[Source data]
-=-=-

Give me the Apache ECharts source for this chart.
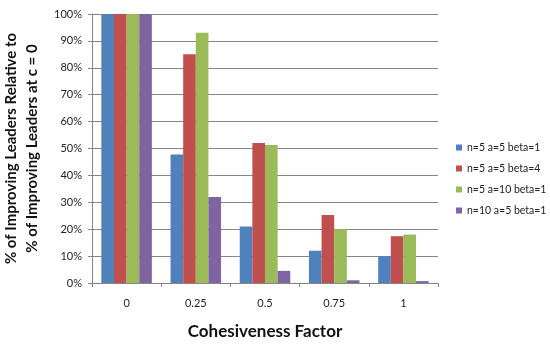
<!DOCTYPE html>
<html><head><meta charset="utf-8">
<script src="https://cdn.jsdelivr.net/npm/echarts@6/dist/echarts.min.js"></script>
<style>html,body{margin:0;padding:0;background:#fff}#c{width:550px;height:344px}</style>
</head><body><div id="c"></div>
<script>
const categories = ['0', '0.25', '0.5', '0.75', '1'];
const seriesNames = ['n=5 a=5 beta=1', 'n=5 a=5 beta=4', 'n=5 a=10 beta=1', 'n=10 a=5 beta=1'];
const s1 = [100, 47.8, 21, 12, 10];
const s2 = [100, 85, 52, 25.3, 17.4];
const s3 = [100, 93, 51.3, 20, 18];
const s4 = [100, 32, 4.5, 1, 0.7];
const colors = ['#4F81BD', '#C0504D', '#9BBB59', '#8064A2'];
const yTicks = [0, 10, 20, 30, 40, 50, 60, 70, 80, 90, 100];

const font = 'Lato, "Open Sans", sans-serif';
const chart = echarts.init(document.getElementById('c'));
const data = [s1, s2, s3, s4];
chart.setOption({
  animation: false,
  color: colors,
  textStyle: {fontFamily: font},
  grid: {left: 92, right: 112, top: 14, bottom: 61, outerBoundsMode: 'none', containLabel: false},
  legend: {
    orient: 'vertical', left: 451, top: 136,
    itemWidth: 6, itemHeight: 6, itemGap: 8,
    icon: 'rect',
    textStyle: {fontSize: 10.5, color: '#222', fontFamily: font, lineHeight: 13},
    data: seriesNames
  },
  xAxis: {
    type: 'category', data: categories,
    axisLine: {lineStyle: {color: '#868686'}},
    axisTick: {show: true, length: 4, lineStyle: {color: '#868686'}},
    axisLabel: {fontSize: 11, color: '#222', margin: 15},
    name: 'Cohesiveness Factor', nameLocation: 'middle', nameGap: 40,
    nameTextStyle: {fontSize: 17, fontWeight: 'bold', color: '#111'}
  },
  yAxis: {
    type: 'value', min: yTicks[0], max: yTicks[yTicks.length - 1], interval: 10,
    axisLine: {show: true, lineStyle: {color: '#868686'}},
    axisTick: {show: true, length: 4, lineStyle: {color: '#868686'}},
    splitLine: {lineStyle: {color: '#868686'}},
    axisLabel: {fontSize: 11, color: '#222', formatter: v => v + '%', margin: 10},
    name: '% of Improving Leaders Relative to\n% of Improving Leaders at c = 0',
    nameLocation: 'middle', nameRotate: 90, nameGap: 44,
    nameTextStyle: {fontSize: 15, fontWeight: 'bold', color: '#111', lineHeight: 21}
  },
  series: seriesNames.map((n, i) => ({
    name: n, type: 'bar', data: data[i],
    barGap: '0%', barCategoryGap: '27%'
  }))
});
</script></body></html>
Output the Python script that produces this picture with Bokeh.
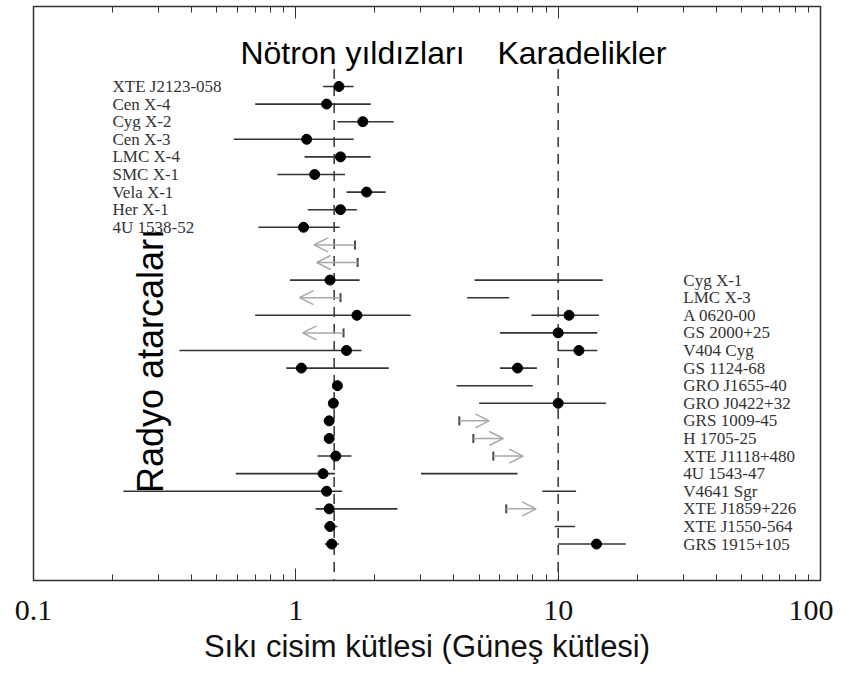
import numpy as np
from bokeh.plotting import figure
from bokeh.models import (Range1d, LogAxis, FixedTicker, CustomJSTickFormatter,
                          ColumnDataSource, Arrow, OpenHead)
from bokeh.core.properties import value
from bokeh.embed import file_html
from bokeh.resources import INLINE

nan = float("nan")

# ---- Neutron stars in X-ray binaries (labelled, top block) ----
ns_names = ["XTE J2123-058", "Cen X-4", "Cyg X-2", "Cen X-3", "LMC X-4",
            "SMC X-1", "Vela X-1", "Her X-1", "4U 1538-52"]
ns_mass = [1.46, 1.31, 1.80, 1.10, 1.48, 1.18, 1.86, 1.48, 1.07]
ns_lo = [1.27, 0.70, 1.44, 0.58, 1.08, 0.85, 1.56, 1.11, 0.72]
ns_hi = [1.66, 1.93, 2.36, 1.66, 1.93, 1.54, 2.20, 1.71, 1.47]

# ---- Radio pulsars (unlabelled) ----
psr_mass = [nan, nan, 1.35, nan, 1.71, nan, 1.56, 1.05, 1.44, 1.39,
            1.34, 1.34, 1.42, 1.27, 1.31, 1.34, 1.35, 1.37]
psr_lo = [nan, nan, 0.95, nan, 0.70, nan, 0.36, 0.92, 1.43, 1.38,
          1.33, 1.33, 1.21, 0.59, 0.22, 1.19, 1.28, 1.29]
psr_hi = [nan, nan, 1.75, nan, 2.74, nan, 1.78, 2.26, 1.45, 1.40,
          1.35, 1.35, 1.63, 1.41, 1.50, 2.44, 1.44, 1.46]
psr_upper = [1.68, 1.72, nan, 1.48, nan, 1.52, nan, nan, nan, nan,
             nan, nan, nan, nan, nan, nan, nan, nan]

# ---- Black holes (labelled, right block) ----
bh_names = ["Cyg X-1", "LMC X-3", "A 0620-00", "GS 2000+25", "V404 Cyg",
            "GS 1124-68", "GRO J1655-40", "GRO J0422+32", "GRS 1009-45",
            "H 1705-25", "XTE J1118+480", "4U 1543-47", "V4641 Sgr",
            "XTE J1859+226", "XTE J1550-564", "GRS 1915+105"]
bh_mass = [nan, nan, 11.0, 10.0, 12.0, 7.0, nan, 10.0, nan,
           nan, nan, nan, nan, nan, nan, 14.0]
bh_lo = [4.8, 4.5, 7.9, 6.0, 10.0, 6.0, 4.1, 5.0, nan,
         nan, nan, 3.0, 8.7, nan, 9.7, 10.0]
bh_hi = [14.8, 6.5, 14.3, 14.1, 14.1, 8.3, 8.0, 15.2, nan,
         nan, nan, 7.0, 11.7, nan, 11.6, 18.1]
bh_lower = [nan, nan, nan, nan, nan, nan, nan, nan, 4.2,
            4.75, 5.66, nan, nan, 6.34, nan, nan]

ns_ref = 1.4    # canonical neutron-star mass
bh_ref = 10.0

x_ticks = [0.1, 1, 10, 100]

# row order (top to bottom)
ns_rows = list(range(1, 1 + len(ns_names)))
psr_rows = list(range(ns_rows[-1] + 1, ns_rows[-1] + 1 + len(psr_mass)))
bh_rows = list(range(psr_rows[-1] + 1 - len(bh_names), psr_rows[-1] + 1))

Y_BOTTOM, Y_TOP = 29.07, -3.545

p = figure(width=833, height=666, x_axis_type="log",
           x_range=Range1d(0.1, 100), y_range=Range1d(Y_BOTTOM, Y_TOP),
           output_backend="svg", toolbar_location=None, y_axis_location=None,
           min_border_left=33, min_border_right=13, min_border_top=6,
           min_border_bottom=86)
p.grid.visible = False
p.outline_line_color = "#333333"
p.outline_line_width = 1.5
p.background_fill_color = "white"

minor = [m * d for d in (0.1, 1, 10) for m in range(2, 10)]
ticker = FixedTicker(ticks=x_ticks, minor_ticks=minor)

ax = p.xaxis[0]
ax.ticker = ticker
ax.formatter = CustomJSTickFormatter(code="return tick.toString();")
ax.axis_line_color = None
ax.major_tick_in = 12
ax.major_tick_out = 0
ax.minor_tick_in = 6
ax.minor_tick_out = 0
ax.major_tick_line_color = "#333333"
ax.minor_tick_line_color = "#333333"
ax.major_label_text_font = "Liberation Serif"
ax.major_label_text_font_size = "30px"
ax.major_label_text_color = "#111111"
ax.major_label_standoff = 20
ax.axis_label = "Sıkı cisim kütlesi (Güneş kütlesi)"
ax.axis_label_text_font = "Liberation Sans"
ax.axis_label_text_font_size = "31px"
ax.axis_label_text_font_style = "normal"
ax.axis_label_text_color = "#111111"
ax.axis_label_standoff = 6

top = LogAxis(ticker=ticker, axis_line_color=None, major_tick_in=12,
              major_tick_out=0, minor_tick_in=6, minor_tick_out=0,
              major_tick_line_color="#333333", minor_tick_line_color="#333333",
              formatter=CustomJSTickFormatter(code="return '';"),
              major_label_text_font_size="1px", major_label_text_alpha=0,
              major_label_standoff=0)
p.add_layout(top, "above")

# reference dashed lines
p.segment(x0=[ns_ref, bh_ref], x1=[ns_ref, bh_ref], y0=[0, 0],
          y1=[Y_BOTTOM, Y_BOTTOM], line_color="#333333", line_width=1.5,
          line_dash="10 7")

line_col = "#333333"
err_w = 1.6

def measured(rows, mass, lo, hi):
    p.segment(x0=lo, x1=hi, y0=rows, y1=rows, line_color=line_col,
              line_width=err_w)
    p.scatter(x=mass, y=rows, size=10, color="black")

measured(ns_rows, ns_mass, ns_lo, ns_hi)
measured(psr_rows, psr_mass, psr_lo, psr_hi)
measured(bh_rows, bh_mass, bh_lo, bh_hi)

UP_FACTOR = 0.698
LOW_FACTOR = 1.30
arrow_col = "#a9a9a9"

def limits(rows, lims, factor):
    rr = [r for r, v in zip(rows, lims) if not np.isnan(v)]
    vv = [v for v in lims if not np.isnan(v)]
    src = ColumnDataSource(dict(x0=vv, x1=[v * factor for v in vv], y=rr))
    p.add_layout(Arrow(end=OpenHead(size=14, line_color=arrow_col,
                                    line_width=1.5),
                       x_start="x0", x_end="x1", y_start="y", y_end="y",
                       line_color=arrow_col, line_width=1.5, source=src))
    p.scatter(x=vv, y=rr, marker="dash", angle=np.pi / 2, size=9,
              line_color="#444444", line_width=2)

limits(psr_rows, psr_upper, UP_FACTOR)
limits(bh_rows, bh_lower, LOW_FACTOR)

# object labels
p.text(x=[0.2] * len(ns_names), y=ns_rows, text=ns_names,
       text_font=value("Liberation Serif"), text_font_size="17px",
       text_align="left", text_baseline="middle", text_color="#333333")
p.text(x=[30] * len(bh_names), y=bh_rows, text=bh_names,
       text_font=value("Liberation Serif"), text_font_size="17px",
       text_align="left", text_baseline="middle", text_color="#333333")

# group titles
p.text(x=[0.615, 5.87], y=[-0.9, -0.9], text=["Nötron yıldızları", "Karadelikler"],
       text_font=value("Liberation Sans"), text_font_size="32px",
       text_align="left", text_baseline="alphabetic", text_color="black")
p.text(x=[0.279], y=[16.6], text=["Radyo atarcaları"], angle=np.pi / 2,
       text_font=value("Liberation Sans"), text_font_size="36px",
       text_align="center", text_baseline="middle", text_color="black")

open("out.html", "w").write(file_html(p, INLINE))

-=-=-

EXERCISE - Give the lines again word for word, from the start of the records to the line holding "80, 90, 100];", both included, and leave out any picture.

SOLUTION TO THE PROBLEM -
Give me the Apache ECharts source for this chart.
<!DOCTYPE html>
<html><head><meta charset="utf-8">
<script src="https://cdn.jsdelivr.net/npm/echarts@6/dist/echarts.min.js"></script>
<style>html,body{margin:0;padding:0;background:#fff}#c{width:550px;height:344px}</style>
</head><body><div id="c"></div>
<script>
const categories = ['0', '0.25', '0.5', '0.75', '1'];
const seriesNames = ['n=5 a=5 beta=1', 'n=5 a=5 beta=4', 'n=5 a=10 beta=1', 'n=10 a=5 beta=1'];
const s1 = [100, 47.8, 21, 12, 10];
const s2 = [100, 85, 52, 25.3, 17.4];
const s3 = [100, 93, 51.3, 20, 18];
const s4 = [100, 32, 4.5, 1, 0.7];
const colors = ['#4F81BD', '#C0504D', '#9BBB59', '#8064A2'];
const yTicks = [0, 10, 20, 30, 40, 50, 60, 70, 80, 90, 100];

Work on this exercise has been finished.